Kevin Murphy, April 3, 2014, Domain Policy

Another bill has been introduced into the US Congress related to the IANA transition process, and this one would actually be dangerous if passed.
Rep Mike Kelly introduced the Internet Stewardship Act (pdf) to make the IANA transition a matter that requires Congressional legislation.
The press release announcing the bill is longer than the bill itself, which says just this:

NTIA PROHIBITED FROM RELINQUISHING DNS RESPONSIBILITIES.
The Assistant Secretary of Commerce for Communications and Information may not relinquish or agree to relinquish the responsibilities of the National Telecommunications and Information Administration with respect to Internet domain name functions, including responsibility with respect to the authoritative root zone file, the Internet Assigned Numbers Authority functions, or the related root zone management functions, unless such relinquishment is permitted by a statute enacted after the date of the enactment of this Act.
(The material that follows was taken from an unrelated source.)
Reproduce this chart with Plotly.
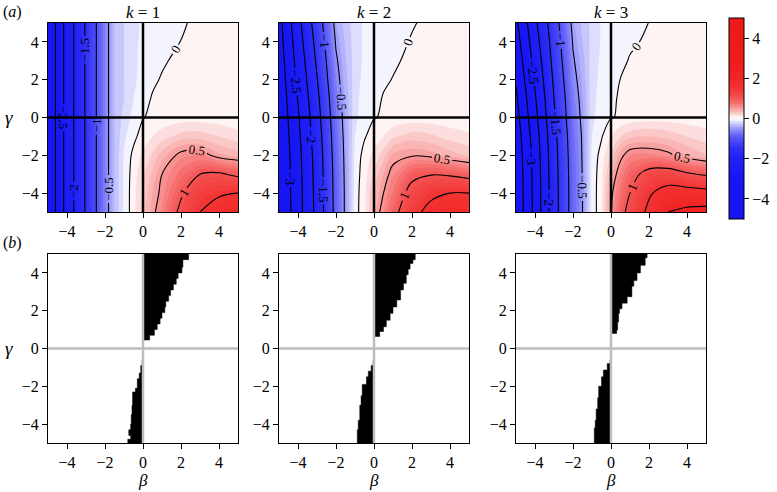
import plotly.graph_objects as go

# ---------------- data ----------------
beta_nodes = [-5, -4, -3, -2, -1.5, -1, -0.5, 0, 0.5, 1, 2, 3, 4, 5]
gamma_nodes = [-5, -4, -3, -2, -1, 0, 1, 2, 3, 4, 5]

# rows: gamma = -5 ... 5 ; columns: beta_nodes
z_k1 = [
    [-3.45, -2.30, -1.45, -0.62, -0.30, -0.08, 0.06, 0.25, 0.45, 0.62, 1.10, 1.50, 1.70, 1.75],
    [-3.45, -2.30, -1.45, -0.62, -0.30, -0.08, 0.06, 0.22, 0.40, 0.55, 0.95, 1.30, 1.45, 1.50],
    [-3.45, -2.30, -1.45, -0.62, -0.30, -0.08, 0.05, 0.18, 0.33, 0.50, 0.75, 1.00, 1.05, 0.92],
    [-3.45, -2.30, -1.45, -0.62, -0.30, -0.09, 0.03, 0.12, 0.22, 0.35, 0.56, 0.60, 0.42, 0.35],
    [-3.45, -2.30, -1.45, -0.62, -0.30, -0.12, -0.03, 0.05, 0.10, 0.15, 0.24, 0.25, 0.20, 0.14],
    [-3.45, -2.30, -1.45, -0.62, -0.30, -0.16, -0.07, -0.005, 0.02, 0.03, 0.05, 0.05, 0.04, 0.03],
    [-3.45, -2.30, -1.45, -0.62, -0.30, -0.20, -0.10, -0.04, 0.01, 0.03, 0.04, 0.04, 0.04, 0.04],
    [-3.45, -2.30, -1.45, -0.62, -0.30, -0.20, -0.12, -0.06, -0.02, 0.01, 0.04, 0.04, 0.04, 0.04],
    [-3.45, -2.30, -1.45, -0.62, -0.30, -0.20, -0.12, -0.07, -0.05, -0.015, 0.03, 0.04, 0.04, 0.04],
    [-3.45, -2.30, -1.45, -0.62, -0.30, -0.20, -0.12, -0.08, -0.06, -0.04, 0.002, 0.03, 0.04, 0.04],
    [-3.45, -2.30, -1.45, -0.62, -0.30, -0.20, -0.12, -0.09, -0.07, -0.05, -0.015, 0.03, 0.04, 0.04],
]

z_k2 = [
    [-3.50, -2.70, -1.85, -0.85, -0.45, -0.05, 0.08, 0.35, 0.60, 0.85, 1.35, 1.65, 1.75, 1.78],
    [-3.49, -2.69, -1.84, -0.84, -0.45, -0.05, 0.07, 0.30, 0.50, 0.72, 1.15, 1.40, 1.50, 1.50],
    [-3.48, -2.67, -1.82, -0.83, -0.44, -0.06, 0.06, 0.22, 0.40, 0.58, 0.90, 0.98, 0.95, 0.85],
    [-3.47, -2.65, -1.79, -0.80, -0.43, -0.07, 0.04, 0.13, 0.25, 0.42, 0.48, 0.45, 0.35, 0.28],
    [-3.44, -2.60, -1.74, -0.77, -0.41, -0.10, -0.01, 0.05, 0.10, 0.18, 0.25, 0.22, 0.16, 0.12],
    [-3.40, -2.55, -1.68, -0.72, -0.39, -0.12, -0.05, -0.005, 0.01, 0.02, 0.04, 0.04, 0.03, 0.03],
    [-3.36, -2.48, -1.61, -0.67, -0.37, -0.13, -0.06, -0.04, 0.01, 0.03, 0.04, 0.04, 0.04, 0.04],
    [-3.31, -2.40, -1.52, -0.60, -0.34, -0.14, -0.07, -0.06, -0.02, 0.005, 0.04, 0.04, 0.04, 0.04],
    [-3.26, -2.32, -1.43, -0.54, -0.31, -0.15, -0.08, -0.07, -0.05, -0.02, 0.03, 0.04, 0.04, 0.04],
    [-3.21, -2.23, -1.34, -0.47, -0.28, -0.15, -0.08, -0.08, -0.06, -0.04, 0.01, 0.03, 0.04, 0.04],
    [-3.16, -2.15, -1.25, -0.40, -0.25, -0.15, -0.08, -0.09, -0.07, -0.05, -0.01, 0.03, 0.04, 0.04],
]

z_k3 = [
    [-3.90, -2.85, -1.70, -0.80, -0.50, -0.06, 0.07, 0.48, 0.85, 1.15, 1.60, 2.00, 2.10, 2.15],
    [-3.89, -2.84, -1.70, -0.80, -0.50, -0.06, 0.07, 0.45, 0.75, 1.00, 1.45, 1.70, 1.70, 1.65],
    [-3.88, -2.83, -1.69, -0.79, -0.49, -0.06, 0.06, 0.35, 0.62, 0.85, 1.15, 1.20, 1.05, 0.95],
    [-3.84, -2.80, -1.67, -0.77, -0.48, -0.07, 0.04, 0.22, 0.45, 0.60, 0.62, 0.55, 0.40, 0.30],
    [-3.78, -2.74, -1.63, -0.74, -0.47, -0.10, -0.01, 0.10, 0.20, 0.27, 0.30, 0.26, 0.20, 0.15],
    [-3.68, -2.64, -1.56, -0.69, -0.44, -0.12, -0.05, -0.005, 0.01, 0.03, 0.05, 0.05, 0.04, 0.03],
    [-3.58, -2.55, -1.50, -0.65, -0.41, -0.13, -0.06, -0.03, 0.02, 0.03, 0.04, 0.04, 0.04, 0.04],
    [-3.46, -2.44, -1.43, -0.59, -0.37, -0.14, -0.07, -0.05, 0.003, 0.02, 0.04, 0.04, 0.04, 0.04],
    [-3.34, -2.33, -1.35, -0.53, -0.34, -0.15, -0.08, -0.07, -0.03, 0.01, 0.03, 0.04, 0.04, 0.04],
    [-3.22, -2.21, -1.28, -0.48, -0.30, -0.16, -0.09, -0.08, -0.06, -0.02, 0.02, 0.03, 0.04, 0.04],
    [-3.10, -2.10, -1.20, -0.42, -0.27, -0.17, -0.09, -0.09, -0.07, -0.05, 0.002, 0.03, 0.04, 0.04],
]

k_values = ["1", "2", "3"]
tick_vals = [-4, -2, 0, 2, 4]
colorbar_ticks = [-4, -2, 0, 2, 4]

# bottom row: boundaries of the black regions (gamma, beta of the edge)
k1_upper_gamma = [5.0, 4.7, 4.3, 4.0, 3.7, 3.4, 3.1, 2.8, 2.5, 2.2, 1.9, 1.6, 1.3, 1.0, 0.7, 0.45]
k1_upper_beta = [2.4, 2.1, 2.05, 1.85, 1.75, 1.6, 1.45, 1.35, 1.2, 1.15, 1.0, 0.9, 0.75, 0.6, 0.35, 0.05]
k1_lower_gamma = [-0.6, -0.9, -1.3, -1.6, -2.1, -2.3, -3.0, -3.5, -4.0, -4.3, -4.6, -4.8, -5.0]
k1_lower_beta = [-0.05, -0.12, -0.2, -0.3, -0.4, -0.55, -0.58, -0.62, -0.65, -0.75, -0.65, -0.8, -0.8]

k2_upper_gamma = [5.0, 4.7, 4.5, 4.2, 3.9, 3.45, 3.1, 2.57, 2.2, 1.86, 1.5, 1.15, 0.9, 0.63]
k2_upper_beta = [2.17, 2.05, 1.9, 1.8, 1.7, 1.55, 1.4, 1.2, 1.0, 0.85, 0.65, 0.5, 0.3, 0.12]
k2_lower_gamma = [-0.6, -0.9, -1.2, -1.5, -1.9, -2.5, -3.0, -3.8, -4.3, -5.0]
k2_lower_beta = [-0.05, -0.15, -0.3, -0.4, -0.62, -0.68, -0.75, -0.83, -0.88, -0.88]

k3_upper_gamma = [5.0, 4.8, 4.4, 4.0, 3.6, 3.3, 2.74, 2.4, 2.1, 1.86, 1.4, 0.98, 0.8]
k3_upper_beta = [1.9, 1.8, 1.55, 1.37, 1.2, 1.1, 0.85, 0.58, 0.45, 0.4, 0.35, 0.3, 0.12]
k3_lower_gamma = [-0.6, -0.8, -1.14, -1.5, -2.0, -2.6, -3.2, -3.8, -4.2, -5.0]
k3_lower_beta = [-0.05, -0.2, -0.4, -0.5, -0.65, -0.7, -0.78, -0.83, -0.88, -0.88]

z_panels = [z_k1, z_k2, z_k3]
black_regions = [
    (k1_upper_gamma, k1_upper_beta, k1_lower_gamma, k1_lower_beta),
    (k2_upper_gamma, k2_upper_beta, k2_lower_gamma, k2_lower_beta),
    (k3_upper_gamma, k3_upper_beta, k3_lower_gamma, k3_lower_beta),
]

# ---------------- style ----------------
W, H = 777, 492
SERIF = "Liberation Serif"
BLUE = (20, 20, 245)
RED = (240, 25, 25)
sat = [(0, 0), (0.25, 0.24), (0.5, 0.45), (0.75, 0.62), (1, 0.75),
       (1.5, 0.89), (2, 0.95), (3, 0.99), (5, 1.0)]


def mix(c, f):
    return "rgb(%d,%d,%d)" % tuple(round(255 + (ci - 255) * f) for ci in c)


colorscale = []
for a, f in reversed(sat):
    colorscale.append([(5 - a) / 10, mix(BLUE, f)])
for a, f in sat[1:]:
    colorscale.append([(5 + a) / 10, mix(RED, f)])

top_x = [(48, 238), (279, 469), (516, 706)]
top_y = (23, 212)
bot_y = (254, 443)


def px_x(a, b):
    return [a / W, b / W]


def px_y(a, b):
    return [1 - b / H, 1 - a / H]


fig = go.Figure()
layout = {}
shapes = []
annotations = []

axis_common = dict(
    range=[-5, 5], showline=True, linecolor="black", linewidth=1.2, mirror=True,
    ticks="outside", ticklen=5, tickwidth=1, tickcolor="black",
    tickvals=tick_vals, tickfont=dict(family=SERIF, size=16, color="black"),
    showgrid=False, zeroline=False, fixedrange=True,
)

for i in range(3):
    # top row
    ax = i + 1
    xn = "x" if ax == 1 else "x%d" % ax
    yn = "y" if ax == 1 else "y%d" % ax
    layout["xaxis" if ax == 1 else "xaxis%d" % ax] = dict(
        axis_common, domain=px_x(*top_x[i]), anchor=yn)
    layout["yaxis" if ax == 1 else "yaxis%d" % ax] = dict(
        axis_common, domain=px_y(*top_y), anchor=xn)

    fig.add_trace(go.Contour(
        x=beta_nodes, y=gamma_nodes, z=z_panels[i],
        colorscale=colorscale, zmin=-5, zmax=5, autocontour=False,
        contours=dict(start=-5, end=5, size=0.1, coloring="fill", showlines=False),
        line=dict(width=0), showscale=(i == 0), hoverinfo="skip",
        xaxis=xn, yaxis=yn,
        colorbar=dict(
            x=729 / W, xanchor="left", xpad=0, thickness=15,
            len=201 / H, lenmode="fraction", y=1 - 118.5 / H, yanchor="middle", ypad=0,
            outlinecolor="black", outlinewidth=1,
            tickvals=colorbar_ticks, ticks="outside", ticklen=5, tickcolor="black",
            tickfont=dict(family=SERIF, size=16, color="black"),
        ),
    ))
    fig.add_trace(go.Contour(
        x=beta_nodes, y=gamma_nodes, z=z_panels[i], autocontour=False,
        contours=dict(start=-4, end=2.5, size=0.5, coloring="none", showlabels=True,
                      labelfont=dict(family=SERIF, size=13, color="black"),
                      labelformat="~g"),
        line=dict(color="black", width=1.1), showscale=False, hoverinfo="skip",
        xaxis=xn, yaxis=yn,
    ))
    shapes.append(dict(type="line", xref=xn, yref=yn, x0=0, x1=0, y0=-5, y1=5,
                       line=dict(color="black", width=2.5), layer="above"))
    shapes.append(dict(type="line", xref=xn, yref=yn, x0=-5, x1=5, y0=0, y1=0,
                       line=dict(color="black", width=2.5), layer="above"))
    annotations.append(dict(
        text="<i>k</i> = " + k_values[i], x=sum(top_x[i]) / 2 / W, y=1 - 12 / H,
        xref="paper", yref="paper", showarrow=False, xanchor="center", yanchor="middle",
        font=dict(family=SERIF, size=17, color="black")))

    # bottom row
    bx = i + 4
    xn2, yn2 = "x%d" % bx, "y%d" % bx
    layout["xaxis%d" % bx] = dict(axis_common, domain=px_x(*top_x[i]), anchor=yn2)
    layout["yaxis%d" % bx] = dict(axis_common, domain=px_y(*bot_y), anchor=xn2)
    ug, ub, lg, lb = black_regions[i]
    fig.add_trace(go.Scatter(
        x=[0] + ub + [0], y=[5] + ug + [ug[-1]], mode="lines", fill="toself",
        fillcolor="black", line=dict(color="black", width=0.5, shape="vh"),
        hoverinfo="skip", showlegend=False, xaxis=xn2, yaxis=yn2))
    fig.add_trace(go.Scatter(
        x=[0] + lb + [0], y=[lg[0]] + lg + [-5], mode="lines", fill="toself",
        fillcolor="black", line=dict(color="black", width=0.5, shape="vh"),
        hoverinfo="skip", showlegend=False, xaxis=xn2, yaxis=yn2))
    shapes.append(dict(type="line", xref=xn2, yref=yn2, x0=0, x1=0, y0=-5, y1=5,
                       line=dict(color="#bdbdbd", width=2.5), layer="above"))
    shapes.append(dict(type="line", xref=xn2, yref=yn2, x0=-5, x1=5, y0=0, y1=0,
                       line=dict(color="#bdbdbd", width=2.5), layer="above"))
    annotations.append(dict(
        text="<i>β</i>", x=sum(top_x[i]) / 2 / W, y=1 - 480 / H,
        xref="paper", yref="paper", showarrow=False, xanchor="center", yanchor="middle",
        font=dict(family=SERIF, size=17, color="black")))

for txt, ypx in [("(<i>a</i>)", 12), ("(<i>b</i>)", 243)]:
    annotations.append(dict(
        text=txt, x=1 / W, y=1 - ypx / H, xref="paper", yref="paper", showarrow=False,
        xanchor="left", yanchor="middle", font=dict(family=SERIF, size=16, color="black")))
for ypx in [117, 348]:
    annotations.append(dict(
        text="<i>γ</i>", x=9 / W, y=1 - ypx / H, xref="paper", yref="paper",
        showarrow=False, xanchor="center", yanchor="middle",
        font=dict(family=SERIF, size=19, color="black")))

fig.update_layout(
    width=W, height=H, margin=dict(l=0, r=0, t=0, b=0),
    paper_bgcolor="white", plot_bgcolor="white", showlegend=False,
    shapes=shapes, annotations=annotations, **layout,
)

fig.write_html(
    "out.html", config={"displayModeBar": False},
    post_script="document.body.style.margin='0px';document.body.style.padding='0px';",
)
In other words, if this bill is enacted then another bill would be required in order for the NTIA to remove itself from root zone oversight.
Try to imagine a bill relinquishing control over the “critical internet functions” getting majority support in any national legislature.
Try to imagine it getting support in a national legislature that has more than its fair share of flag-waving nationalists and gung-ho xenophobes.
Try to imagine the Republican party in Congress allowing the Obama administration, which it despises, to ‘give away the internet’ to Vladimir Putin and theocratic Arab states, which is what a lot of commentators irrationally seem to think is happening.
It Kelly’s bill is passed, ICANN may as well kiss goodbye to ideas of independence from US oversight for the foreseeable future.
Fortunately, the bill is just a bill right now.